Off the Cobb, Icky, Square, Capped, Jeff : ringard, qui n’est pas “jive”.
Kicks : poches.
Cogs : lunettes de soleil.
Sky Piece : chapeau.
Jitterbug, Alligator : amateurs de swing.
Ofay : un Blanc.
Murder : quelque chose d’excellent, de parfait ou de terrifiant.
Gravy : bénéfices.
Licorice Stick or Gob Stick : clarinette.
Frolic Pad : théâtre, dancing, club, lieu de divertissement.
Le livre, qui rencontre un grand succès, est adopté par un public désireux de se singulariser et d’adopter le style swing en agrémentant son vocabulaire de termes de Jive. L’année suivante, il est réédité (ci-dessous à droite).
Simultanément à cette version révisée et augmentée paraît un autre fascicule intitulé Prof.
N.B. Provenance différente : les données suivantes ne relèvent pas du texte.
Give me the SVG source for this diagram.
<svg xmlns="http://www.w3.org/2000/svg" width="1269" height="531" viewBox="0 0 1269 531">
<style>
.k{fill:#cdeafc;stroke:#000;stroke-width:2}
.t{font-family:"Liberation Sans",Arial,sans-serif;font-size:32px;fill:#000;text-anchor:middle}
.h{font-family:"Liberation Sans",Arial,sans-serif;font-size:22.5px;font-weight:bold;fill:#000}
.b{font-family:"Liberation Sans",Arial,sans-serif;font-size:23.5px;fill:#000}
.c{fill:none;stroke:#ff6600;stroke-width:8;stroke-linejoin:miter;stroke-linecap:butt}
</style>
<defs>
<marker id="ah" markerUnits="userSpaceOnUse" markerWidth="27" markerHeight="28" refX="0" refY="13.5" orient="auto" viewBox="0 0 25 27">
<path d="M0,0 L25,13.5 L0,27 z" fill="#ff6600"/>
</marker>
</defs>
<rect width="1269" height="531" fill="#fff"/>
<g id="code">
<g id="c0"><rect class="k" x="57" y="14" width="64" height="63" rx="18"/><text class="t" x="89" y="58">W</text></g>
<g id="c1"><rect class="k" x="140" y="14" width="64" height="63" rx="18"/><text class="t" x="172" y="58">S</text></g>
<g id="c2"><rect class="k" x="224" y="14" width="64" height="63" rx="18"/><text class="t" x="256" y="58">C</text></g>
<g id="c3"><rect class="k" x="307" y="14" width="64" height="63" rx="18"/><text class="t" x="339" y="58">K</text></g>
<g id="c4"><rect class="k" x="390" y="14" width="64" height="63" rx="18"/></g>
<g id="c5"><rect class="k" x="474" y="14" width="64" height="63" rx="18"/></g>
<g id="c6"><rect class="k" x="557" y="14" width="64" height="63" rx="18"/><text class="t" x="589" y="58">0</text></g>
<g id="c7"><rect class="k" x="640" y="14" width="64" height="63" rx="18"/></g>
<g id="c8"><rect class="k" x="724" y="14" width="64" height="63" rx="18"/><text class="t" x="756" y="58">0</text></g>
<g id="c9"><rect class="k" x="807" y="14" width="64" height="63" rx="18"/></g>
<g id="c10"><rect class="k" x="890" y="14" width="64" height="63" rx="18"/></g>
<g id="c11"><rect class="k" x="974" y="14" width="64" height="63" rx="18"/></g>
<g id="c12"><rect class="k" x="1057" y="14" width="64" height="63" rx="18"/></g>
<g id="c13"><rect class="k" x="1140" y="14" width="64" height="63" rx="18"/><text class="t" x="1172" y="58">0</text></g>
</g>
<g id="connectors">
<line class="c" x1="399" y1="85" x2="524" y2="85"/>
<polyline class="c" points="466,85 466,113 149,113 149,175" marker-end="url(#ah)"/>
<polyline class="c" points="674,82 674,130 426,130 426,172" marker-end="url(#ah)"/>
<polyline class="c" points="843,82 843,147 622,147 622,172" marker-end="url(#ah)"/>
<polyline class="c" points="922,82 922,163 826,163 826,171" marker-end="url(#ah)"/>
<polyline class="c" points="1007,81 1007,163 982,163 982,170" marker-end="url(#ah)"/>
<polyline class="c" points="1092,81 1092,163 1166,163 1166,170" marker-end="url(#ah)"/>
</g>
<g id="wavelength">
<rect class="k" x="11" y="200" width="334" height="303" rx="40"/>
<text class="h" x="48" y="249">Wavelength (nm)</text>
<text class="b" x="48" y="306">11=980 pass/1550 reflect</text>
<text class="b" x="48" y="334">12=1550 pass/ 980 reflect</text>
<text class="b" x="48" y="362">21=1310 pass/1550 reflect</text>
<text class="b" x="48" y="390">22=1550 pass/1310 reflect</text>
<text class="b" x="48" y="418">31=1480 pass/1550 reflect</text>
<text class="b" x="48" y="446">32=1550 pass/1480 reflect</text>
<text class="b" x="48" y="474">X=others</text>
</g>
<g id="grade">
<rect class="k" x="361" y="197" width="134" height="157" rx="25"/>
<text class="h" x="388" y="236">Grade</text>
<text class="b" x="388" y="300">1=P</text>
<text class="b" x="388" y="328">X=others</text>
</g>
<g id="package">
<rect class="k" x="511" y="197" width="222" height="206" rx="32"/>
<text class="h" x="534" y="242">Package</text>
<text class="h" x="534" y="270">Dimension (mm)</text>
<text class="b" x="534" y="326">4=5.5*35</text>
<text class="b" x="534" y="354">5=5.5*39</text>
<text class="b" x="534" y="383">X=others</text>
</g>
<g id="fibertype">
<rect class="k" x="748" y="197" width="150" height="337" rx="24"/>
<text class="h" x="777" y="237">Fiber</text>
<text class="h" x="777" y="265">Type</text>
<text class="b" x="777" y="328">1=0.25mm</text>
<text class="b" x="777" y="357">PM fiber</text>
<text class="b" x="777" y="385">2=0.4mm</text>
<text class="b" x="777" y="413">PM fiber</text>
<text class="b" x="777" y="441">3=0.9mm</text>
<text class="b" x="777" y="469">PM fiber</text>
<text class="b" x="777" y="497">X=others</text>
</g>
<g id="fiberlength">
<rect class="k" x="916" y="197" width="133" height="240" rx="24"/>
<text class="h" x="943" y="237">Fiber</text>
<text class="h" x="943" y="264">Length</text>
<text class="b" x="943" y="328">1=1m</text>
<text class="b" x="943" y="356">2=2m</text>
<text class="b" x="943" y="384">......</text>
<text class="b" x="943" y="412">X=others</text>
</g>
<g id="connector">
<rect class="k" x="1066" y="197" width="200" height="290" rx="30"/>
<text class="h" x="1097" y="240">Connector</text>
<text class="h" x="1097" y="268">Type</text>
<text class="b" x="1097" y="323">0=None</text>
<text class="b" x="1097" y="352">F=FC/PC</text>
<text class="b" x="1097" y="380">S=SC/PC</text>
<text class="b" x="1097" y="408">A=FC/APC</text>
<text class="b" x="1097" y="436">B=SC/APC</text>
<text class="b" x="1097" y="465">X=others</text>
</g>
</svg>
Cab Calloway’s Swingformation Bureau (ci-dessus à gauche), qui propose une véritable familiarisation avec le swing et le Jive, questionnaires et quizz à l’appui (ci-dessous).
Six ans après la première édition, et même si le swing a fait place à d’autres styles musicaux comme le be-bop, le Hepsters Dictionary est de nouveau édité avec succès (ci-dessous).
Dans sa préface, CALLOWAY se félicite d’ailleurs que le “jive talk” soit “désormais une composante à part entière de la langue anglaise”, et ce, d’autant plus que les troupes américaines, déployées en Europe et dans le Pacifique, contribuent, souvent accompagnées d’orchestres, à populariser le swing, et donc le Jive.
L’année suivante, dans le film musical Sensations of 1945, CALLOWAY interprète une chanson composée à partir de son dictionnaire par Al SHERMAN et Harry TOBIAS (extrait ci-dessous).
Les autres lexiques de JIVE
Mais alors que sort la dernière mouture du petit livre de CALLOWAY, un autre ouvrage, beaucoup plus complet et fouillé, qui contient plus de 150 pages, est également disponible sur le marché depuis 1944 : le Handbook of Original Harlem Jive (ci-dessous) de Dan BURLEY, qui est à la fois journaliste et pianiste.
BURLEY, qui maîtrise particulièrement bien le Jive, se penche sur l’histoire et la dimension linguistique des mots. Reconstituant des dialogues rédigés entièrement dans ce “nouveau dialecte américain”, il va jusqu’à parodier des poètes célèbres, et même des monologues de SHAKESPEARE. Traduit en plusieurs langues, cet ouvrage s’écoulera finalement à près de 100 000 exemplaires.
En 1945, un dénommé Lou SHEILLY publie un petit guide d’une cinquantaine de pages, le Hepcat Jive Talk Dictionary.
Dans le lexique de SHEILLY on remarque une rubrique “G.I. Jive”, dans laquelle on découvre que le Jive et l’argot militaire ont fusionné pour donner de nouvelles expressions. Cet ouvrage ne se veut pas exclusivement centré sur le jazz et les photos de Billie HOLIDAY, Duke ELLINGTON, Count BASIE et Louis ARMSTRONG y voisinent avec celles de Frank SINATRA, Tony PASTOR et des Andrews Sisters.
Après la guerre, l’argot du jazz subsistera et évoluera, pour devenir un élément patrimonial de la culture musicale afro-américaine, et marquer de son empreinte le mouvement beatnik, le rock’n’roll et, plus tard, le hip-hop.